Ultimately, police did not pursue charges against Dan. But law enforcement kept hold of his property. His lawyers worked to get the property back, with little luck. Dan was told his property would remain with law enforcement with little hope of it being repatriated. After many months, authorities in southeastern Idaho offered Dan a deal: He’d get about 97 percent of what was his. Law enforcement agencies would keep the rest. That 97 percent deal did not include Dan’s semi trailer, which was destroyed for reasons no one has explained. Dan was left with an option: continue to fight for what was his, with legal costs likely to eclipse the cost of his property, or give up and take what was offered.
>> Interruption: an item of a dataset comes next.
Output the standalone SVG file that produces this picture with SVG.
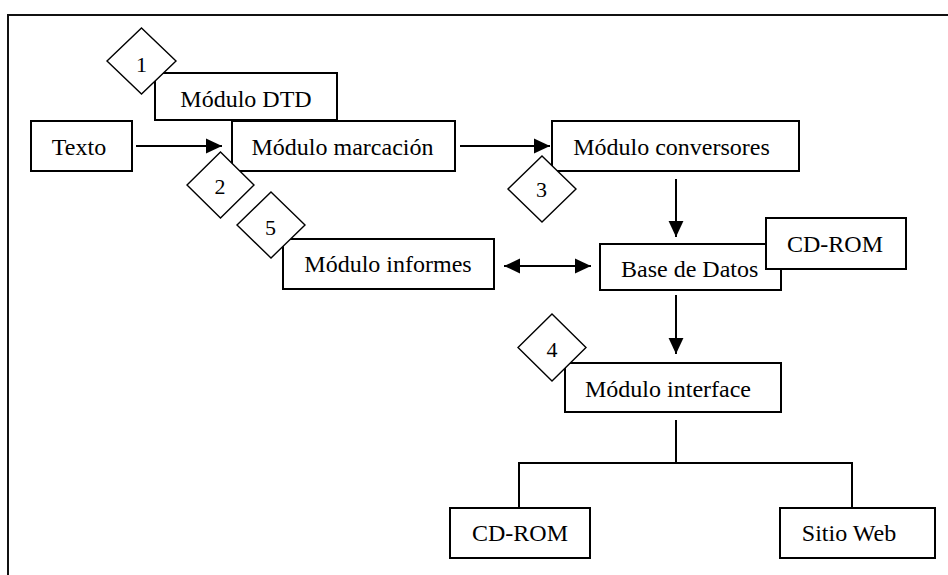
<svg xmlns="http://www.w3.org/2000/svg" width="948" height="575" viewBox="0 0 948 575">
<style>
.box{fill:#fff;stroke:#000;stroke-width:2}
.dia{fill:#fff;stroke:#000;stroke-width:1.4}
.t{font-family:"Liberation Serif","Times New Roman",serif;font-size:24px;fill:#000}
.n{font-family:"Liberation Serif","Times New Roman",serif;font-size:22px;fill:#000;text-anchor:middle}
.c{text-anchor:middle}
.ln{fill:none;stroke:#000;stroke-width:2}
</style>
<defs>
<marker id="ah" markerUnits="userSpaceOnUse" markerWidth="16" markerHeight="16" viewBox="0 0 14 14" refX="14" refY="7" orient="auto">
<path d="M0,0.5 L14,7 L0,13.5 Z" fill="#000"/>
</marker>
<marker id="ahs" markerUnits="userSpaceOnUse" markerWidth="16" markerHeight="16" viewBox="0 0 14 14" refX="0" refY="7" orient="auto">
<path d="M14,0.5 L0,7 L14,13.5 Z" fill="#000"/>
</marker>
</defs>
<rect width="948" height="575" fill="#fff"/>
<path d="M8,575 V15 H948" fill="none" stroke="#111" stroke-width="2"/>
<g id="connectors">
<line class="ln" x1="136" y1="146" x2="222" y2="146" marker-end="url(#ah)"/>
<line class="ln" x1="460" y1="146" x2="550" y2="146" marker-end="url(#ah)"/>
<line class="ln" x1="676" y1="179" x2="676" y2="237" marker-end="url(#ah)"/>
<line class="ln" x1="504" y1="266" x2="591" y2="266" marker-start="url(#ahs)" marker-end="url(#ah)"/>
<line class="ln" x1="676" y1="295" x2="676" y2="354" marker-end="url(#ah)"/>
<path class="ln" d="M676,420 V463 M519,508 V463 H852 V508"/>
</g>
<g id="texto"><rect class="box" x="31" y="121" width="101" height="50"/><text class="t c" x="79" y="155">Texto</text></g>
<g id="modulo-dtd"><rect class="box" x="155" y="73" width="182" height="47"/><text class="t c" x="246" y="107">Módulo DTD</text></g>
<g id="modulo-marcacion"><rect class="box" x="232" y="121" width="223" height="50"/><text class="t c" x="342.5" y="155">Módulo marcación</text></g>
<g id="modulo-conversores"><rect class="box" x="552" y="121" width="247" height="50"/><text class="t c" x="671.5" y="155">Módulo conversores</text></g>
<g id="modulo-informes"><rect class="box" x="283" y="239" width="211" height="50"/><text class="t c" x="388" y="272">Módulo informes</text></g>
<g id="base-de-datos"><rect class="box" x="600" y="244" width="181" height="46"/><text class="t" x="621" y="277">Base de Datos</text></g>
<g id="cdrom-top"><rect class="box" x="766" y="218" width="140" height="51"/><text class="t c" x="835" y="252">CD-ROM</text></g>
<g id="modulo-interface"><rect class="box" x="565" y="363" width="216" height="49"/><text class="t c" x="668" y="397">Módulo interface</text></g>
<g id="cdrom-bottom"><rect class="box" x="450" y="508" width="140" height="50"/><text class="t c" x="520" y="541">CD-ROM</text></g>
<g id="sitio-web"><rect class="box" x="780" y="508" width="155" height="50"/><text class="t c" x="849" y="541">Sitio Web</text></g>
<g id="diamond-1"><path class="dia" d="M141.5,28 L176,61 L141.5,94 L107,61 Z"/><text class="n" x="141.5" y="72">1</text></g>
<g id="diamond-2"><path class="dia" d="M220.5,152 L254,185 L220.5,218 L187,185 Z"/><text class="n" x="220" y="194">2</text></g>
<g id="diamond-3"><path class="dia" d="M542,156 L576,189 L542,222 L508,189 Z"/><text class="n" x="541.5" y="197">3</text></g>
<g id="diamond-4"><path class="dia" d="M552,314 L586,347.5 L552,381 L518,347.5 Z"/><text class="n" x="552" y="357">4</text></g>
<g id="diamond-5"><path class="dia" d="M271,192 L305,225 L271,258 L237,225 Z"/><text class="n" x="270.5" y="235">5</text></g>
</svg>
He chose the latter.

An Idaho State Police officer told lawmakers that civil asset forfeiture abuse doesn’t happen in Idaho. But Dan’s case illustrates that it does. How often? No one knows -- because there is no requirement in state law for civil asset forfeitures to be tracked.

House Bill 202 offers several reforms to civil asset forfeiture to protect innocent people like Dan. For example, it declares that the confiscation of one’s assets should be proportional connected with the crime and proportional to the crime alleged. In doing so, it could prevent the recurrence of cases like the one in Oneida County, where assets completely unconnected to Dan’s minor crime were seized simply because they were in Dan’s house where his marijuana was found. HB 202 would also require that records be kept regarding civil asset forfeiture, to allow policymakers to better understand how the law is used and if additional reforms are merited.  

The great liberty scholar John Locke wrote, “Whenever the Legislators endeavor to take away, and destroy the Property of the People, or to reduce them to Slavery under Arbitrary Power, they put themselves into a state of War with the People, who are thereupon absolved from any farther Obedience…”

The right to property is fundamental to our liberty. Property rights are the underpinning of a free society and, importantly, a civil society. House Bill 202 is it an important step in the right direction, balancing law enforcement desires to go after the bad guys with the need to protect property rights and due process of the innocent.